Objective: Pick out each line below containing "with".

Given material:
<<<<

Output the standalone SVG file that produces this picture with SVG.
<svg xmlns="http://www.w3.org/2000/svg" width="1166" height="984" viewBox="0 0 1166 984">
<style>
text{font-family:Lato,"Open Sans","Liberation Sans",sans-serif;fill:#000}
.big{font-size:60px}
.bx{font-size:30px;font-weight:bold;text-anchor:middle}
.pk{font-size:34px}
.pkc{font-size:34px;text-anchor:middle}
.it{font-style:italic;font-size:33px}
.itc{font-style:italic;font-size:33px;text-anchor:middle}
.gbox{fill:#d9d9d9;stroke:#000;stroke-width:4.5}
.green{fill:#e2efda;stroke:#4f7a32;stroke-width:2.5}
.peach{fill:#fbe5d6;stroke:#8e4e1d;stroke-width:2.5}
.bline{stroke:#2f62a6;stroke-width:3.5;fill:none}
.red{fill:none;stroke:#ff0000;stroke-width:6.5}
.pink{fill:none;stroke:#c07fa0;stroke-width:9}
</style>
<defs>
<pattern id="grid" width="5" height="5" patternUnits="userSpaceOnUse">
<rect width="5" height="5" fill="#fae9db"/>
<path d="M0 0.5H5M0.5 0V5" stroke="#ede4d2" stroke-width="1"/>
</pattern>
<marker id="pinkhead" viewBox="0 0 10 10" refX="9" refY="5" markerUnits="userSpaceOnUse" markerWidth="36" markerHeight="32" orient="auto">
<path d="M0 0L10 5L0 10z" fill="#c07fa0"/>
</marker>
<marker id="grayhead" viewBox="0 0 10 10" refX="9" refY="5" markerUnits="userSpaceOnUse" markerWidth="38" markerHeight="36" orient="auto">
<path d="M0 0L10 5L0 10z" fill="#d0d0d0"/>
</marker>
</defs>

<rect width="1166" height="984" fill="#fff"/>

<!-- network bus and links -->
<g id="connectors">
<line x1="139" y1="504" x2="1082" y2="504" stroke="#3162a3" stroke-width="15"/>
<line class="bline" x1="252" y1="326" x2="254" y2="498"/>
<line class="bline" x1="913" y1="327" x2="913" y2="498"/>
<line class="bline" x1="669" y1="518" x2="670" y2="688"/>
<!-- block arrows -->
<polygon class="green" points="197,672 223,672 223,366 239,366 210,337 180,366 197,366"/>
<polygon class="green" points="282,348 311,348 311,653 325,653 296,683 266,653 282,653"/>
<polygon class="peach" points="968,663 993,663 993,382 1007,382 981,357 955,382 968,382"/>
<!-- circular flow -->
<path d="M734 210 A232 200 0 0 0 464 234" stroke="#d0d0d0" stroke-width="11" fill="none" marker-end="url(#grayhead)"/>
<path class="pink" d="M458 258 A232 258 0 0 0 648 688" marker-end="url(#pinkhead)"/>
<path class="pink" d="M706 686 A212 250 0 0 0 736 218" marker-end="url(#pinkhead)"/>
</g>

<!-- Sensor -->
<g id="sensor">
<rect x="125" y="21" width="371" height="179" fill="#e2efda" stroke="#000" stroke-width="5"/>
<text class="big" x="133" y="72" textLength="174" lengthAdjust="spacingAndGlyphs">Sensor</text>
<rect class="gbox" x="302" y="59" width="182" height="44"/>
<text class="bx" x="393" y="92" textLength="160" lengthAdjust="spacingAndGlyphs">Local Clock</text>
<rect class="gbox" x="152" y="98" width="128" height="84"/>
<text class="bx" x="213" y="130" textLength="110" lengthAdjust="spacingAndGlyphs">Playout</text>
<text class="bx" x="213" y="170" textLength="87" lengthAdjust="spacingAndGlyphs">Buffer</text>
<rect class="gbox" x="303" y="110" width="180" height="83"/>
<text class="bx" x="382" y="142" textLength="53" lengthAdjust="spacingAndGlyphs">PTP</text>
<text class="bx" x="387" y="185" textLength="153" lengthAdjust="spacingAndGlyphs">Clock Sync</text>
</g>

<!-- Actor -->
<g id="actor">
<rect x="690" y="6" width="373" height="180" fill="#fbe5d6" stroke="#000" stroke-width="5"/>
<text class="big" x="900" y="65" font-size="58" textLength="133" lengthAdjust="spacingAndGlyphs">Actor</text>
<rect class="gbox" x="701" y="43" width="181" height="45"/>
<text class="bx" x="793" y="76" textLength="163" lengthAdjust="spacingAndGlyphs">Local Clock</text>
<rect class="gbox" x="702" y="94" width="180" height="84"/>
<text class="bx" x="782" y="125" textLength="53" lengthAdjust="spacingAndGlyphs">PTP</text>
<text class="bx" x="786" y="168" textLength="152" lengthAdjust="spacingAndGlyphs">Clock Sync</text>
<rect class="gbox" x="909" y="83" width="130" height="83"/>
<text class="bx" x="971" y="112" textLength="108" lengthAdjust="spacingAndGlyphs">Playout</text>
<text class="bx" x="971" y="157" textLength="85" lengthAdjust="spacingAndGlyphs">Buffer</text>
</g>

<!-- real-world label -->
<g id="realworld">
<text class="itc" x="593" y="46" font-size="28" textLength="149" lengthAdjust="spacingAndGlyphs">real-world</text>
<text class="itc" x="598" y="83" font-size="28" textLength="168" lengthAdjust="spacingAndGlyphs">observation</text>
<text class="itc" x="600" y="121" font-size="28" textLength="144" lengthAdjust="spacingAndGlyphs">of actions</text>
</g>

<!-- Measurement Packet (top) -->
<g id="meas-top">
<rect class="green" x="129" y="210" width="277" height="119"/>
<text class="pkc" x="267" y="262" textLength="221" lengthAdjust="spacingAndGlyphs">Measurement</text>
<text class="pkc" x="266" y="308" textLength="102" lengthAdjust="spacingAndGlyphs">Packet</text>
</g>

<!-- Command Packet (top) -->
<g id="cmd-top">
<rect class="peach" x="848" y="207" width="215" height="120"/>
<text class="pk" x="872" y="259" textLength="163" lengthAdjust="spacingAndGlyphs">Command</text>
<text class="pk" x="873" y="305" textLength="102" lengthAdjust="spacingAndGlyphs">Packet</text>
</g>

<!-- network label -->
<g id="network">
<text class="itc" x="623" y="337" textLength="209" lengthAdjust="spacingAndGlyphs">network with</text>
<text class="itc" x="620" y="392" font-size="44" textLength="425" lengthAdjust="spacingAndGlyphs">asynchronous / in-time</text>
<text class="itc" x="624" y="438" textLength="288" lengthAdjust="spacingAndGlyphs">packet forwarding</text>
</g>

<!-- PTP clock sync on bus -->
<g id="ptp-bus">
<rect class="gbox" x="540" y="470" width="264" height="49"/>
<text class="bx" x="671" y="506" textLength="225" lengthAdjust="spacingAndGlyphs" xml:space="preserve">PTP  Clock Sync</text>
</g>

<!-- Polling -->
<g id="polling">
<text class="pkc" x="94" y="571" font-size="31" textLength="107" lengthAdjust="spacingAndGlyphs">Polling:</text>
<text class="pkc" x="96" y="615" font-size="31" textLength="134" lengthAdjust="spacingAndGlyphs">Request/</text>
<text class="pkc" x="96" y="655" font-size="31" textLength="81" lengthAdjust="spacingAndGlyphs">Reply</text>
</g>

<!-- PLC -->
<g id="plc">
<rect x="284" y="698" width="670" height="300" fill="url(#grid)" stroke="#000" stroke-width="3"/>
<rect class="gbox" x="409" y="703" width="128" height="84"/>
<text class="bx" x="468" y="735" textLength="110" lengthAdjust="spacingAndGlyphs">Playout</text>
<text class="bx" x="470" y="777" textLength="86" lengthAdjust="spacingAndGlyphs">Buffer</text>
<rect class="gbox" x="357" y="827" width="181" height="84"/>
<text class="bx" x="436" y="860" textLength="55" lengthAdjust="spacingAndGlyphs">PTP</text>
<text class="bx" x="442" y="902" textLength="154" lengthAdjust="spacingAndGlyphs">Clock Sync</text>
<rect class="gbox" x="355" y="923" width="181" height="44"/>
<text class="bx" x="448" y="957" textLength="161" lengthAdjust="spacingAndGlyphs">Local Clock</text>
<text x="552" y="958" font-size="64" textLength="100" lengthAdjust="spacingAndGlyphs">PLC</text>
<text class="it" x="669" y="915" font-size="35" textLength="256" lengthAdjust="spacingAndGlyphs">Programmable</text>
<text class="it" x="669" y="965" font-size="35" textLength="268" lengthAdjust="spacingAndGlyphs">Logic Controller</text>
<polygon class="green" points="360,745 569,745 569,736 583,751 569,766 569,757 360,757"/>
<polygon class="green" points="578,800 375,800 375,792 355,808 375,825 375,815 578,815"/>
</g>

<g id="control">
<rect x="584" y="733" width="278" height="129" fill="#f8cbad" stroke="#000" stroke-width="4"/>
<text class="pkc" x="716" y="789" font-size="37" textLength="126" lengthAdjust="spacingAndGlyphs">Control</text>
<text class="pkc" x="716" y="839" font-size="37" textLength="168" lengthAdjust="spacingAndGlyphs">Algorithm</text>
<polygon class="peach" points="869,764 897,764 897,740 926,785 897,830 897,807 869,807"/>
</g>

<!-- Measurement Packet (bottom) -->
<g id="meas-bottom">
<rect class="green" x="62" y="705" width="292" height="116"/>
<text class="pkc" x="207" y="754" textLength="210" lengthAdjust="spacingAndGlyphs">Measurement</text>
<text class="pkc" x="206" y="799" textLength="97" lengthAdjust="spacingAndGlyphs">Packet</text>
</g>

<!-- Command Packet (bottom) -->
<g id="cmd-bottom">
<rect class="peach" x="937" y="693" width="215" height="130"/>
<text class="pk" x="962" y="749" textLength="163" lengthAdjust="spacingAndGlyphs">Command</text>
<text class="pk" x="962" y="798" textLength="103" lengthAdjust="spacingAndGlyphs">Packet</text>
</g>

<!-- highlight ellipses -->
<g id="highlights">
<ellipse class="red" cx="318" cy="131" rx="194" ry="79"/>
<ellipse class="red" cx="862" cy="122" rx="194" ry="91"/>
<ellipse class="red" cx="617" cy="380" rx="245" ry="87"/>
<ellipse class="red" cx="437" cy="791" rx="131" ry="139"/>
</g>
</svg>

>>>>

The answer:
Output the standalone SVG file that produces this picture with SVG.
<text class="itc" x="623" y="337" textLength="209" lengthAdjust="spacingAndGlyphs">network with</text>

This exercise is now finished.